「キング・オブ・ハイC」
ルチアーノ・パヴァロッティ様
1935年10月12日~2007年9月6日早すぎるご逝去。
驚異的な高音を持つテノールにして、
軽やかさ、強い響きをもあわせもつ、
音楽の神に祝福された声の持ち主。
どうも、「ハイC」っていうと、商標を思い出しますが、
もちろん音域を現わす「ハイC」。
私、クラッシック、聴くのは好きだけど、
全く詳しくありません。なので、パヴァロッティ様、
ミーハーに「三大テノール」が入門でした。
何度聴いても、有難み三倍の物凄さ。
燕尾服に弱いし、皆さん好きだけど、ぽっちゃり・・・っていうか、
どすこい好きの私には、パヴァロッティ様が直球。
この、「巻きもの(ストールとかスカーフとか)フェチ」もたまりません。
中尾彬様じゃ駄目なの。

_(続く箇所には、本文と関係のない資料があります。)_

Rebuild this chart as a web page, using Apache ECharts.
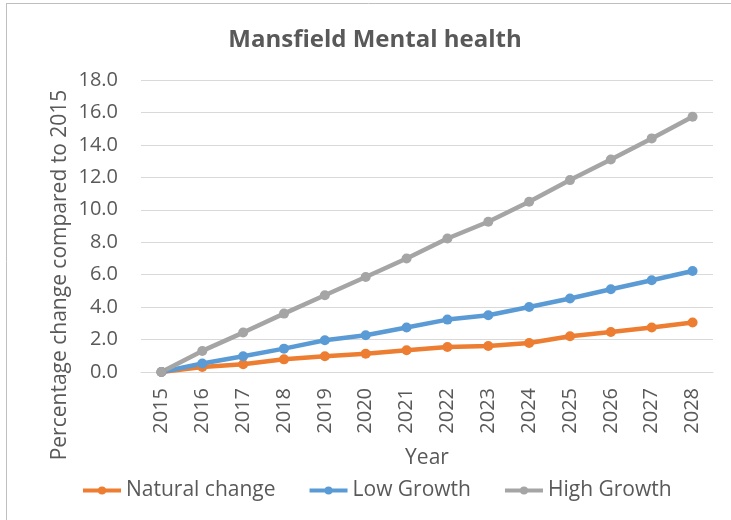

この、巻物のチョイスが好き。
3大テノールのコンサートの日本公演が「手抜き」と言われた時、
エッセイで、客席の人達の服装がまるで普段着な人が多く、
服装とは、聴かせて貰うことへの感謝や敬意を現わすので、
そんな聴衆では、やる気をなくさせても仕方ないと、
書いておられた方がいらっしゃいました。けだし名言。
「仕事の後だから」でも、ストールひとつ、アクセサリーひとつを、
プラスするだけで、出来る限りのフォーマルに変えることが出来るのに、
そういう意識が割と低い国かもしれない。日本。
以前、ドキュメンタリー番組で、お父さまと写ってらっしゃいましたが、
そのお父さまが、パン焼き職人であるとともに、
アマチュアのテノール歌手で、歌好き家族でごきげんって感じでした。
環境としても、理想的にお育ちだったんですね。
うんうん、食べっぷりも豪快。
イタリアの、この、パスタをどーんと盛り付けたのを、
がんがん取り分けて食べる風景、
すごく美味しそう。チーズもばっさばっさすりおろすし。
かくして、美声にふさわしい、どすこい体型の出来上がり。
聴衆を前に、いつも完璧な「パヴァロッティ」様ですが、
完璧である為に、そうできない時は、
「キャンセルの王様」でらしたそうで。
シカゴのリリックオペラでは、8年の間に41回の公演のうち、
何とも、26回をキャンセル!半分以上!
「激怒した同オペラの支配人から、
1989年に終身出入り禁止を言い渡された」
って、そうでしょう、そりゃあ。
野外コンサートにも積極的でらして、1993年の、
セントラル・パークでは、50万人、
同年のエッフェル塔前では30万人もの聴衆。
・・・って、それだけの人数が入れるスペースがあるってのも、
すごいなあと思います。確かに、どんな片隅でも、聴きたい。
写真は3大テノールの時の?と思いますが、
あのコンサートも野外の印象が強いです。
のびやかなお声に、天井のない自然がぴったり。
ダイアナ妃とも交流がおありで、
追悼式典での歌唱をオファーされた際、
悲し過ぎて唄えないと、断られたといいます。
お人柄を感じさせるお話しと感じました。
本当に、おしゃれにも「完全主義」が感じられますわ。
それほどの生き方、「キャンセルの王様」が、
2006年のトリノオリンピックの開会式で、
「トゥーランドット」の「誰も寝てはならぬ」を、
オリンピック委員会の招待を何度も断りながら、
最終的に、録音でと、口パクを承認され、
それが人生最後のステージになった。
「口パク」ってだいたい解りますよね。
世界中が騙された?それこそ完璧な口パク。
自分を求める聴衆への、最後のサーヴィスも、
パーフェクトなお方・・・
合わせて、オーケストラも録音だった、その指揮者、
レオーネ・マジエラ様が、
「オーケストラは、聴衆のために演奏する振りをしました。
私は指揮をする振りをしました。
また、ルチアーノは歌う振りをしました。
その効果は素晴らしかった」
と著書に書いておられます。
その壮絶なまでの、参加者全員の気迫が、
あれだけの感動を呼んだのでしょう。
オリンピックでの「誰も寝てはならぬ」から、わずか7ヶ月後の死。
棺を向日葵で飾られた、パヴァロッティ様。
10万人が集まった葬儀。国葬並みだったそうです。
あなたの与えてくれる「至福」の歌声は永遠です。
今、きっと、どすこいな天使になられておられると信じます。